What would be the difference between a F2P fighter or a really good PC fighter made by a developer that has a Valve or ID Software philosophy to their games? I was thinking about it and it would just make more sense to make an awesome fighter, release it on Steam for about $20-30, and constantly be able to update the game free of charge without going through Sony/Microsoft bullshit? You could add free stages, release an editor, players could own servers and run their own mods, DLC characters, etc. We need a developer with enough balls to release a good fighter made from the ground up for PC.

I haven’t read most of the thread but Nexon, who specializes in games that are free to play with micro-transactions had a revenue of something like $900 million as of early this year. They expect that to go up for early next year too, to 1.3 billion.

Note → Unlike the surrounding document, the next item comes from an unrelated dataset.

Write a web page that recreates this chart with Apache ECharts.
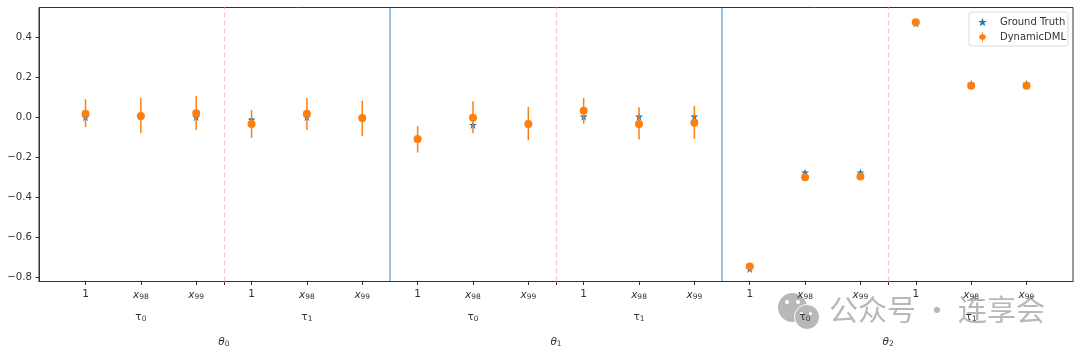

Skullgirls? knock on wood like the fist of the north star

We have countless good and bad fighting games that you can play for free by now, and lots of crap fighting games being played at the moment, so I fail to see what the real benefit of yet another fighting game that is either good or bad might bring, regardless of the business model. If people played - while trying to improve - instead of wasting time conjecturing BS, a number of smaller scenes would have much better competition.

This is with reference to a game with online play and online distribution, everyone else seems to understand this. Your comment is not relevant, not to mention it’s really silly to say discussing stuff like this takes away from anything.

Really? I’ve never heard of GGPO CDs. In addition to it, not taking away from anything is different than adding something, whatsoever.